What is the integral $\displaystyle\int_{-\infty}^{+\infty}\frac{xdx}{(x^2 + bx + c)^{3/2}}$?

Question

Where $b,c$ are constants.This seems to be difficult to find analytically.

Answer 1

We have $$I =\int_{-\infty}^{\infty} \frac {x}{(x^2+bx+c)^{\frac {3}{2}}} dx =\frac {1}{2} \int_{-\infty}^{\infty} \frac {2x+b}{(x^2+bx+c)^{\frac {3}{2}}} dx - \frac {b}{2} \int_{-\infty}^{\infty} \frac {1}{(x^2+bx+c)^{\frac {3}{2}}} dx =\frac {1}{2} I_1- \frac {b}{2} I_2$$

To calculate $I_2$, complete the square in the denominator and substitute $u=2x+b $. Computing $I_1$is relatively easy.
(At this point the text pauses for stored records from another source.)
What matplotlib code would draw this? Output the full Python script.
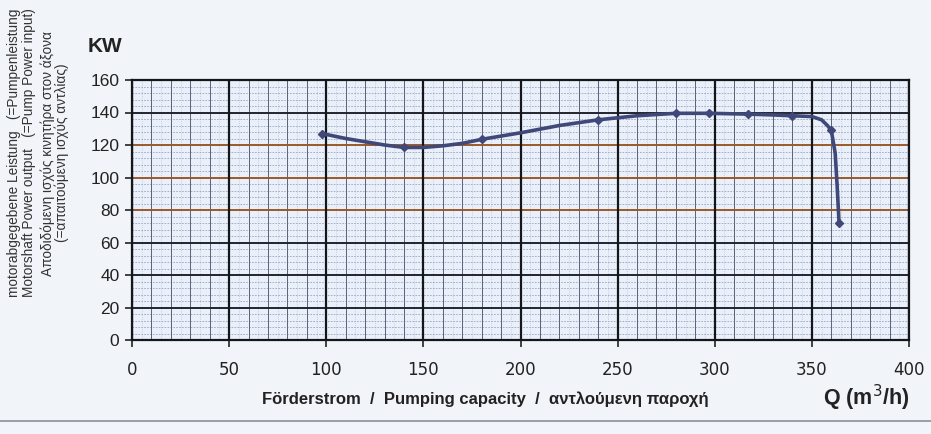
import numpy as np
import matplotlib.pyplot as plt

# pump power curve
flow = [98, 110, 120, 130, 140, 150, 160, 170, 180, 200, 220, 240, 260, 280, 297, 317, 330, 340, 350, 355, 358, 360, 362, 363, 364]
power = [127, 124, 122, 120, 118.5, 118.5, 119.5, 121, 123.5, 127.5, 132, 135.5, 138, 139.5, 139.5, 139, 138.5, 138, 137.5, 135.5, 132, 129, 115, 95, 72]
# measured points (marked on the curve)
flow_pts = [98, 140, 180, 240, 280, 297, 317, 340, 360, 364]
power_pts = [127, 118.5, 123.5, 135.5, 139.5, 139.5, 139, 138, 129, 72]

xticks = [0, 50, 100, 150, 200, 250, 300, 350, 400]
yticks = [0, 20, 40, 60, 80, 100, 120, 140, 160]

ylabel_lines = ["motorabgegebene Leistung   (=Pumpenleistung",
                "Motorshaft Power output   (=Pump Power input)",
                "Αποδιδόμενη ισχύς κινητήρα στον άξονα",
                "(=απαιτούμενη ισχύς αντλίας)"]

W, H = 931, 434
fig = plt.figure(figsize=(W / 100, H / 100), dpi=100, facecolor='#f1f4f9')
ax = fig.add_axes([132 / W, 1 - 340 / H, (909 - 132) / W, (340 - 80) / H])
ax.set_facecolor('#eaf0f9')

ax.set_xlim(0, 400)
ax.set_ylim(0, 160)

# graph paper grid
for x in np.arange(0, 401, 5):
    ax.axvline(x, color='#a9b3cc', lw=0.5, ls=(0, (1, 2)), zorder=1)
for y in np.arange(0, 161, 4):
    ax.axhline(y, color='#9aa4c0', lw=0.6, ls=(0, (2, 1.5)), zorder=1)
for x in np.arange(0, 401, 10):
    ax.axvline(x, color='#5c6178', lw=0.7, zorder=2)
for y in np.arange(0, 161, 20):
    c = '#9a5a2a' if y in (80, 100, 120) else '#22242e'
    ax.axhline(y, color=c, lw=1.4, zorder=2)
for x in np.arange(0, 401, 50):
    ax.axvline(x, color='#15161c', lw=1.6, zorder=2)

ax.plot(flow, power, '-', color='#3f4878', lw=2.6, zorder=4, solid_capstyle='round')
ax.plot(flow_pts, power_pts, 'D', color='#3f4878', ms=4.5, zorder=5)

for s in ax.spines.values():
    s.set_color('#15161c')
    s.set_linewidth(1.6)

ax.set_xticks(xticks)
ax.set_yticks(yticks)
ax.tick_params(axis='x', length=5, width=1.2, pad=10, labelsize=12, colors='#222222')
ax.tick_params(axis='y', length=5, width=1.2, pad=4, labelsize=12.5, colors='#222222')
for lab in ax.get_xticklabels():
    lab.set_family(['Liberation Sans Narrow', 'DejaVu Sans'])
for lab in ax.get_yticklabels():
    lab.set_family(['Liberation Sans', 'DejaVu Sans'])

fig.text(88 / W, 1 - 47 / H, 'KW', fontsize=15, fontweight='bold', family='Liberation Sans',
         va='center', ha='left', color='#222222')

xs = [14, 29, 48, 62]
for xp, txt in zip(xs, ylabel_lines):
    fig.text(xp / W, 1 - 153 / H, txt, rotation=90, fontsize=9.8, family='Liberation Sans',
             va='center', ha='center', color='#333333')

fig.text(485 / W, 1 - 399 / H, 'Förderstrom  /  Pumping capacity  /  αντλούμενη παροχή',
         fontsize=12, fontweight='bold', family=['Liberation Sans Narrow', 'Liberation Sans'],
         ha='center', va='center', color='#222222')
fig.text(909 / W, 1 - 398 / H, 'Q (m$^3$/h)', fontsize=15.5, fontweight='bold',
         family='Liberation Sans', ha='right', va='center', color='#222222')

fig.add_artist(plt.Line2D([0, 1], [1 - 421 / H, 1 - 421 / H], color='#8a8f9a', lw=1.2))

fig.savefig('out.png', dpi=100, facecolor=fig.get_facecolor())
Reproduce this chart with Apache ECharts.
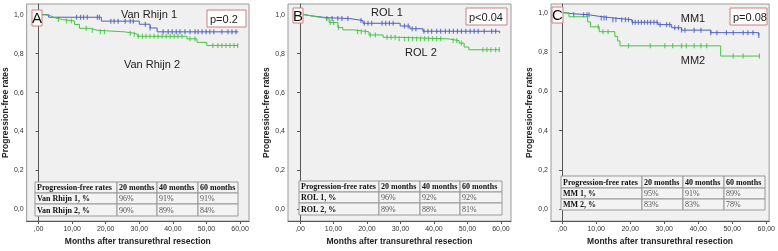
<!DOCTYPE html>
<html>
<head>
<meta charset="utf-8">
<script src="https://cdn.jsdelivr.net/npm/echarts@6/dist/echarts.min.js"></script>
<style>
  html, body { margin: 0; padding: 0; background: #fff; }
  #chart { width: 778px; height: 251px; }
</style>
</head>
<body>
<div id="chart"></div>
<script>
// ---- data ----
const xTicks = [0, 10, 20, 30, 40, 50, 60]
const yTicks = [0, 0.2, 0.4, 0.6, 0.8, 1.0]

// A: Van Rhijn
const a1Time = [0, 3, 18.7, 30, 33.2, 35.3, 59.5]
const a1Surv = [1, 0.987, 0.967, 0.951, 0.932, 0.912, 0.91]
const a1Cens = [11.3, 12.5, 13.4, 14.5, 17.5, 18.1, 21.5, 22.5, 23.7, 25.8, 27.3, 28.2, 31.8, 33.2, 37.1, 38.6, 39.8, 41, 42.1, 43.6, 45.1, 46.6, 47.5, 48.7, 49.9, 51, 52.2, 54.6, 56.4, 57.6, 58.8]
const a2Time = [0, 2, 3.5, 4.7, 7.1, 10.7, 12.2, 15.4, 17.5, 25.5, 28.5, 29.4, 44.2, 47.2, 50.1, 59.5]
const a2Surv = [1, 0.995, 0.985, 0.975, 0.968, 0.95, 0.93, 0.92, 0.912, 0.905, 0.9, 0.889, 0.876, 0.858, 0.842, 0.842]
const a2Cens = [5.9, 8.3, 9.8, 14.2, 16, 18.4, 19.6, 27.3, 28.5, 29.7, 30.9, 32, 33.2, 34.4, 35.6, 36.8, 38, 39.2, 40.4, 41.5, 42.7, 45.1, 46.6, 51.9, 53.4, 54.6, 55.8, 57, 58.2, 59.3]

// B: ROL
const b1Time = [0, 1.5, 3, 8, 14.9, 18.8, 29.9, 32.8, 36.7, 59.6]
const b1Surv = [1, 0.995, 0.985, 0.98, 0.97, 0.956, 0.942, 0.928, 0.915, 0.905]
const b1Cens = [8, 9.6, 11.3, 12.5, 14.3, 18.2, 19.2, 20.3, 21.4, 24.5, 25.6, 26.7, 27.8, 31.2, 32.3, 33.5, 34.6, 37, 38.2, 39.3, 40.8, 42, 43.4, 44.6, 45.8, 47, 48.2, 49.5, 50.8, 52, 53.2, 55, 57.2, 58.4]
const b2Time = [0, 1.5, 4.8, 8.7, 11.3, 12.8, 16.1, 20.6, 24.8, 29.3, 44.2, 47.5, 49, 50.4, 59.7]
const b2Surv = [1, 0.99, 0.98, 0.96, 0.934, 0.922, 0.912, 0.896, 0.884, 0.876, 0.867, 0.854, 0.834, 0.82, 0.82]
const b2Cens = [9, 10, 11.5, 17.2, 18.3, 19.5, 21, 22.5, 26, 27.2, 28.4, 29.6, 31.2, 32.4, 33.6, 34.8, 36, 37.2, 38.4, 39.6, 40.8, 42, 45.7, 46.8, 48.2, 54.6, 55.8, 57, 58.4, 59.5]

// C: MM
const c1Time = [0, 1, 3.4, 8, 10.9, 14.9, 20.5, 28.2, 32.2, 35.1, 43.7, 57.8]
const c1Surv = [1, 0.995, 0.99, 0.982, 0.974, 0.965, 0.952, 0.94, 0.924, 0.912, 0.899, 0.885]
const c1Cens = [3.4, 6.3, 7.3, 7.9, 11.5, 12.3, 13, 14.9, 15.8, 17.5, 18.6, 19.5, 20.7, 21.5, 22.4, 23.3, 24.2, 25.1, 26, 27, 27.9, 28.8, 30.7, 31.6, 33.1, 34.2, 35.1, 36.1, 38.8, 40.8, 43.7, 45.5, 48.3, 50.3, 53.2, 54.6, 56.1, 57.8]
const c2Time = [0, 2, 7.5, 8.3, 10.9, 15.5, 16.3, 17, 46.6, 58]
const c2Surv = [1, 0.98, 0.954, 0.929, 0.904, 0.88, 0.857, 0.832, 0.78, 0.78]
const c2Cens = [10.6, 12, 13.5, 19.5, 25.9, 30.2, 32.5, 35.1, 36.5, 38.8, 40.8, 42.5, 50.3, 53.2, 58]

const tableHead = ['Progression-free rates', '20 months', '40 months', '60 months']
const tableA = [['Van Rhijn 1, %', '96%', '91%', '91%'], ['Van Rhijn 2, %', '90%', '89%', '84%']]
const tableB = [['ROL 1, %', '96%', '92%', '92%'], ['ROL 2, %', '89%', '88%', '81%']]
const tableC = [['MM 1, %', '95%', '91%', '89%'], ['MM 2, %', '83%', '83%', '78%']]

const blue = '#4a5fc1'
const green = '#45c445'

// ---- layout of the three panels ----
const panels = [
  {
    letter: 'A', pText: 'p=0.2', names: ['Van Rhijn 1', 'Van Rhijn 2'],
    curves: [[a1Time, a1Surv, a1Cens, blue], [a2Time, a2Surv, a2Cens, green]], table: tableA,
    grid: { left: 26, top: 4, width: 223, height: 222 }, xr: [-3.56, 62.67], yr: [-0.06, 1.055],
    letterBox: [32, 10, 10, 16], pBox: [207, 10, 39, 17],
    nameAt: [[149, 15], [152, 65]],
    cols: [35, 117, 157, 198, 238], rows: [182, 193, 204, 216]
  },
  {
    letter: 'B', pText: 'p<0.04', names: ['ROL 1', 'ROL 2'],
    curves: [[b1Time, b1Surv, b1Cens, blue], [b2Time, b2Surv, b2Cens, green]], table: tableB,
    grid: { left: 288, top: 4, width: 223, height: 222 }, xr: [-3.58, 62.99], yr: [-0.06, 1.055],
    letterBox: [293, 8, 10, 15], pBox: [466, 8, 41, 17],
    nameAt: [[387, 13], [421, 53]],
    cols: [299, 379, 420, 460, 502], rows: [181, 192, 203, 215]
  },
  {
    letter: 'C', pText: 'p=0.08', names: ['MM1', 'MM2'],
    curves: [[c1Time, c1Surv, c1Cens, blue], [c2Time, c2Surv, c2Cens, green]], table: tableC,
    grid: { left: 551, top: 4, width: 225, height: 221 }, xr: [-3.28, 60.86], yr: [-0.06, 1.045],
    letterBox: [552, 7, 11, 16], pBox: [730, 8, 37, 17],
    nameAt: [[693, 19], [693, 61]],
    cols: [561, 642, 683, 724, 765], rows: [176, 188, 199, 210]
  }
]

// value of a step curve at time t
const stepAt = (times, surv, t) => {
  let v = surv[0]
  for (let i = 0; i < times.length; i++) {
    if (times[i] <= t) v = surv[i]
  }
  return v
}

const grids = []
const xAxes = []
const yAxes = []
const series = []
const graphics = []

panels.forEach((p, gi) => {
  grids.push(Object.assign({
    show: true, backgroundColor: '#f0f0f0', borderColor: '#9a9a9a', borderWidth: 1
  }, p.grid))

  xAxes.push({
    type: 'value', gridIndex: gi, min: p.xr[0], max: p.xr[1],
    name: 'Months after transurethral resection', nameLocation: 'middle', nameGap: 15,
    nameTextStyle: { fontFamily: 'Liberation Sans', fontWeight: 'bold', fontSize: 8.5, color: '#222' },
    axisLine: { onZero: false, lineStyle: { color: '#555' } },
    axisTick: { customValues: xTicks, length: 3, lineStyle: { color: '#555' } },
    axisLabel: {
      customValues: xTicks, fontSize: 7, color: '#333', margin: 4, fontFamily: 'Liberation Sans',
      formatter: v => v === 0 ? ',00' : v.toFixed(2).replace('.', ',')
    },
    splitLine: { show: false }
  })

  yAxes.push({
    type: 'value', gridIndex: gi, min: p.yr[0], max: p.yr[1],
    name: 'Progression-free rates', nameLocation: 'middle', nameGap: 14, nameRotate: 90,
    nameTextStyle: { fontFamily: 'Liberation Sans', fontWeight: 'bold', fontSize: 8.5, color: '#222' },
    axisLine: { lineStyle: { color: '#555' } },
    axisTick: { customValues: yTicks, length: 3, lineStyle: { color: '#555' } },
    axisLabel: {
      customValues: yTicks, fontSize: 7, color: '#333', margin: 3, fontFamily: 'Liberation Sans',
      formatter: v => v.toFixed(1).replace('.', ',')
    },
    splitLine: { show: false }
  })

  p.curves.forEach(([times, surv, cens, color]) => {
    series.push({
      type: 'line', step: 'end', xAxisIndex: gi, yAxisIndex: gi,
      data: times.map((t, i) => [t, surv[i]]),
      showSymbol: false, silent: true,
      lineStyle: { color: color, width: 1 }
    })
    series.push({
      type: 'scatter', xAxisIndex: gi, yAxisIndex: gi,
      data: cens.map(t => [t, stepAt(times, surv, t)]),
      symbol: 'rect', symbolSize: [1.2, 5], silent: true,
      itemStyle: { color: color }
    })
  })

  // panel letter box
  const [lx, ly, lw, lh] = p.letterBox
  graphics.push({
    type: 'rect', shape: { x: lx, y: ly, width: lw, height: lh },
    style: { fill: '#fff', stroke: '#c98080', lineWidth: 1 }, z: 100
  })
  graphics.push({
    type: 'text', x: lx + lw / 2, y: ly + lh / 2 + 1, z: 101,
    style: { text: p.letter, fill: '#111', fontSize: 15, fontFamily: 'Liberation Sans', align: 'center', verticalAlign: 'middle' }
  })

  // p-value box
  const [px, py, pw, ph] = p.pBox
  graphics.push({
    type: 'rect', shape: { x: px, y: py, width: pw, height: ph },
    style: { fill: '#fff', stroke: '#c98080', lineWidth: 1 }, z: 100
  })
  graphics.push({
    type: 'text', x: px + 3, y: py + ph / 2 + 1, z: 101,
    style: { text: p.pText, fill: '#222', fontSize: 11, fontFamily: 'Liberation Sans', verticalAlign: 'middle' }
  })

  // curve names
  p.names.forEach((n, k) => {
    graphics.push({
      type: 'text', x: p.nameAt[k][0], y: p.nameAt[k][1], z: 101,
      style: { text: n, fill: '#222', fontSize: 11, fontFamily: 'Liberation Sans', align: 'center', verticalAlign: 'middle' }
    })
  })

  // table
  const rowsData = [tableHead].concat(p.table)
  rowsData.forEach((row, r) => {
    row.forEach((cell, c) => {
      const x0 = p.cols[c], x1 = p.cols[c + 1]
      const y0 = p.rows[r], y1 = p.rows[r + 1]
      graphics.push({
        type: 'rect', shape: { x: x0, y: y0, width: x1 - x0, height: y1 - y0 },
        style: { fill: '#f3f3f3', stroke: '#999', lineWidth: 1 }, z: 100
      })
      const bold = r === 0 || c === 0
      graphics.push({
        type: 'text', x: x0 + 2, y: (y0 + y1) / 2 + 0.5, z: 101,
        style: {
          text: cell, fill: bold ? '#111' : '#555', fontSize: 8,
          fontFamily: 'Liberation Serif', fontWeight: bold ? 'bold' : 'normal', verticalAlign: 'middle'
        }
      })
    })
  })
})

const chart = echarts.init(document.getElementById('chart'))
chart.setOption({
  animation: false,
  grid: grids,
  xAxis: xAxes,
  yAxis: yAxes,
  series: series,
  graphic: graphics
})
</script>
</body>
</html>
The answer is $$\boxed {-\frac {4b}{4c-b^2}} $$ assuming $4c-b^2>0$. Hope it helps.

Answer 2

HINT:

$$x^2+bx+c=\dfrac{(x+2b)^2+4c-4b^2}4$$

Using Trigonometric substitutions,

if $4c-4b^2>0,$ choose $x+2b=\sqrt{4c-4b^2}\tan t$

if $4c-4b^2<0,$ choose $x+2b=\sqrt{4b^2-4c}\sec t$

if $4c-4b^2=0$ can you try?